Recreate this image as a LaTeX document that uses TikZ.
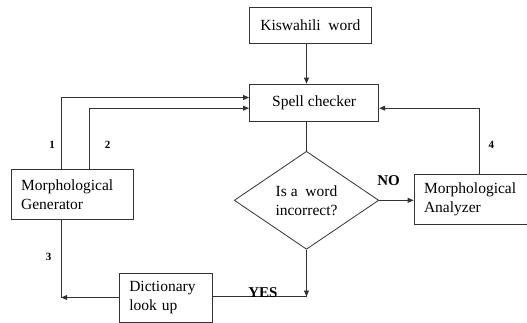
\documentclass[tikz,border=0pt]{standalone}
\usepackage{fontspec}
\setmainfont{Liberation Serif}
\usetikzlibrary{shapes.geometric,arrows.meta}
\begin{document}
\begin{tikzpicture}[x=1pt,y=-1pt,
  box/.style={draw=black!80, line width=0.8pt, rectangle, inner sep=0pt, font=\fontsize{15.5}{19}\selectfont},
  lbox/.style={box, align=left, text width=#1, inner xsep=10pt},
  conn/.style={draw=black!80, line width=0.8pt},
  arr/.style={conn, -{Triangle[length=6pt,width=5pt]}},
  num/.style={font=\fontsize{11}{13}\selectfont\bfseries, anchor=base},
  yn/.style={font=\fontsize{15}{17}\selectfont\bfseries, anchor=base}]
\useasboundingbox (0,0) rectangle (527,323);
\node[box, minimum width=122pt, minimum height=35.6pt] (kis) at (310.4,25.2) {Kiswahili\ \ word};
\node[box, minimum width=129.4pt, minimum height=37.7pt] (spell) at (314.1,102.9) {Spell checker};
\node[diamond, draw=black!80, line width=0.8pt, minimum width=144.5pt, minimum height=98pt, inner sep=0pt, align=center, font=\fontsize{15.5}{19}\selectfont] (dia) at (306.5,200.3) {Is a\ \ word\\incorrect?};
\node[lbox=102.7pt, minimum height=50.5pt] (gen) at (72.5,194.3) {Morphological\\Generator};
\node[lbox=96pt, minimum height=49.4pt] (ana) at (472,199.5) {Morphological\\Analyzer};
\node[lbox=73.5pt, minimum height=49pt] (dict) at (166,297.5) {Dictionary\\look up};
\coordinate (yesend) at (306.5,296.5);
\coordinate (thr) at (61.2,297.5);
\draw[arr] (kis.south -| dia.north) -- (spell.north -| dia.north);
\draw[conn] (spell.south -| dia.north) -- (dia.north);
\draw[arr] (dia.east) -- (dia.east -| ana.west);
\draw[arr] ([xshift=7.7pt]ana.north) |- ([yshift=-5.3pt]spell.east);
\draw[arr] ([xshift=-11.3pt]gen.north) |- ([yshift=5.4pt]spell.west);
\draw[arr] ([xshift=17.2pt]gen.north) |- ([yshift=-5.3pt]spell.west);
\draw[arr] (dia.south) -- (yesend);
\draw[conn] (dict.east |- yesend) -- (yesend);
\draw[conn] ([xshift=-11.3pt]gen.south) -- (thr);
\draw[arr] (dict.west) -- (thr);
\node[num] (l1) at (52,148.6) {1};
\node[num] (l2) at (107.6,148.6) {2};
\node[num] (l3) at (48.7,260.5) {3};
\node[num] (l4) at (491.4,148.9) {4};
\node[yn] (no) at (388.6,185.5) {NO};
\node[yn] (yes) at (263,297) {YES};
\end{tikzpicture}
\end{document}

=======

What the task requires =
Transcribe all of the material exactly, leaving out whatever pictures it contains.

Correct output =
Recreate this image as a LaTeX document that uses TikZ.
\documentclass[tikz,border=0pt]{standalone}
\usepackage{fontspec}
\setmainfont{Liberation Serif}
\usetikzlibrary{shapes.geometric,arrows.meta}
\begin{document}
\begin{tikzpicture}[x=1pt,y=-1pt,
  box/.style={draw=black!80, line width=0.8pt, rectangle, inner sep=0pt, font=\fontsize{15.5}{19}\selectfont},
  lbox/.style={box, align=left, text width=#1, inner xsep=10pt},
  conn/.style={draw=black!80, line width=0.8pt},
  arr/.style={conn, -{Triangle[length=6pt,width=5pt]}},
  num/.style={font=\fontsize{11}{13}\selectfont\bfseries, anchor=base},
  yn/.style={font=\fontsize{15}{17}\selectfont\bfseries, anchor=base}]
\useasboundingbox (0,0) rectangle (527,323);
\node[box, minimum width=122pt, minimum height=35.6pt] (kis) at (310.4,25.2) {Kiswahili\ \ word};
\node[box, minimum width=129.4pt, minimum height=37.7pt] (spell) at (314.1,102.9) {Spell checker};
\node[diamond, draw=black!80, line width=0.8pt, minimum width=144.5pt, minimum height=98pt, inner sep=0pt, align=center, font=\fontsize{15.5}{19}\selectfont] (dia) at (306.5,200.3) {Is a\ \ word\\incorrect?};
\node[lbox=102.7pt, minimum height=50.5pt] (gen) at (72.5,194.3) {Morphological\\Generator};
\node[lbox=96pt, minimum height=49.4pt] (ana) at (472,199.5) {Morphological\\Analyzer};
\node[lbox=73.5pt, minimum height=49pt] (dict) at (166,297.5) {Dictionary\\look up};
\coordinate (yesend) at (306.5,296.5);
\coordinate (thr) at (61.2,297.5);
\draw[arr] (kis.south -| dia.north) -- (spell.north -| dia.north);
\draw[conn] (spell.south -| dia.north) -- (dia.north);
\draw[arr] (dia.east) -- (dia.east -| ana.west);
\draw[arr] ([xshift=7.7pt]ana.north) |- ([yshift=-5.3pt]spell.east);
\draw[arr] ([xshift=-11.3pt]gen.north) |- ([yshift=5.4pt]spell.west);
\draw[arr] ([xshift=17.2pt]gen.north) |- ([yshift=-5.3pt]spell.west);
\draw[arr] (dia.south) -- (yesend);
\draw[conn] (dict.east |- yesend) -- (yesend);
\draw[conn] ([xshift=-11.3pt]gen.south) -- (thr);
\draw[arr] (dict.west) -- (thr);
\node[num] (l1) at (52,148.6) {1};
\node[num] (l2) at (107.6,148.6) {2};
\node[num] (l3) at (48.7,260.5) {3};
\node[num] (l4) at (491.4,148.9) {4};
\node[yn] (no) at (388.6,185.5) {NO};
\node[yn] (yes) at (263,297) {YES};
\end{tikzpicture}
\end{document}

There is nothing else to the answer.